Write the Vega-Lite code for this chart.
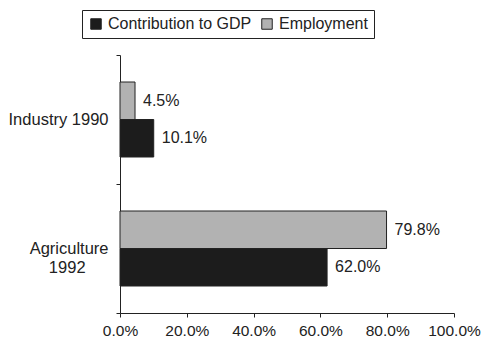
{
  "$schema": "https://vega.github.io/schema/vega-lite/v6.json",
  "width": 334,
  "height": 258,
  "autosize": "none",
  "padding": {"left": 120, "top": 55, "right": 40, "bottom": 43},
  "background": "white",
  "config": {
    "font": "Liberation Sans",
    "view": {"stroke": null},
    "axis": {"domainColor": "#222", "tickColor": "#222", "labelColor": "#222", "labelFont": "Liberation Sans", "grid": false}
  },
  "data": {
    "values": [
      {"category": "Industry 1990", "series": "Employment", "value": 0.045},
      {"category": "Industry 1990", "series": "Contribution to GDP", "value": 0.101},
      {"category": "Agriculture 1992", "series": "Employment", "value": 0.798},
      {"category": "Agriculture 1992", "series": "Contribution to GDP", "value": 0.62}
    ]
  },
  "encoding": {
    "y": {
      "field": "category",
      "type": "nominal",
      "sort": ["Industry 1990", "Agriculture 1992"],
      "scale": {"paddingInner": 0, "paddingOuter": 0},
      "axis": {
        "title": null,
        "tickBand": "extent",
        "tickSize": 4,
        "labelFontSize": 16.5,
        "labelPadding": 8,
        "labelExpr": "datum.value == 'Agriculture 1992' ? ['Agriculture', '1992\u00a0\u00a0\u00a0\u00a0\u00a0\u200b'] : datum.value",
        "labelLineHeight": 19,
        "domainWidth": 1
      }
    },
    "yOffset": {
      "field": "series",
      "type": "nominal",
      "sort": ["Employment", "Contribution to GDP"],
      "scale": {"paddingInner": 0, "paddingOuter": 0.72}
    },
    "x": {
      "field": "value",
      "type": "quantitative",
      "scale": {"domain": [0, 1], "nice": false},
      "axis": {
        "title": null,
        "format": ".1%",
        "values": [0, 0.2, 0.4, 0.6, 0.8, 1.0],
        "tickSize": 4,
        "labelFontSize": 15.5,
        "labelPadding": 6,
        "labelFlush": false
      }
    }
  },
  "layer": [
    {
      "mark": {"type": "bar", "stroke": "#222", "strokeWidth": 1},
      "encoding": {
        "color": {
          "field": "series",
          "type": "nominal",
          "sort": ["Contribution to GDP", "Employment"],
          "scale": {"domain": ["Contribution to GDP", "Employment"], "range": ["#1c1c1c", "#b2b2b2"]},
          "legend": {
            "title": null,
            "orient": "none",
            "legendX": -38,
            "legendY": -45,
            "direction": "horizontal",
            "symbolType": "square",
            "symbolSize": 110,
            "symbolStrokeColor": "#222",
            "symbolStrokeWidth": 1,
            "labelFontSize": 16,
            "labelColor": "#222",
            "labelFont": "Liberation Sans",
            "columnPadding": 7,
            "labelOffset": 4,
            "strokeColor": "#222",
            "padding": 6,
            "fillColor": "white"
          }
        }
      }
    },
    {
      "mark": {"type": "text", "align": "left", "dx": 8, "fontSize": 16, "color": "#222", "font": "Liberation Sans"},
      "encoding": {
        "text": {"field": "value", "type": "quantitative", "format": ".1%"}
      }
    }
  ]
}
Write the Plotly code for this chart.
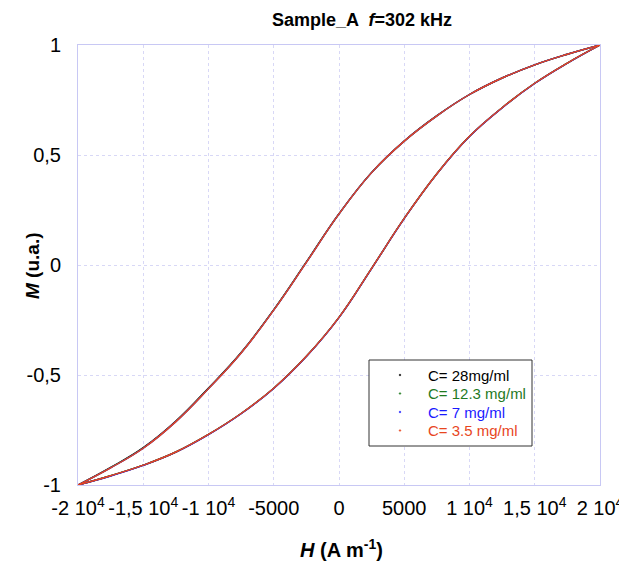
========================
_WHAT IS NEEDED_. Copy out each line of the entries that holds "code".

_RESULT OF THIS EXERCISE_.
Write the Vega-Lite code for this chart.
Write the Plotly code for this chart.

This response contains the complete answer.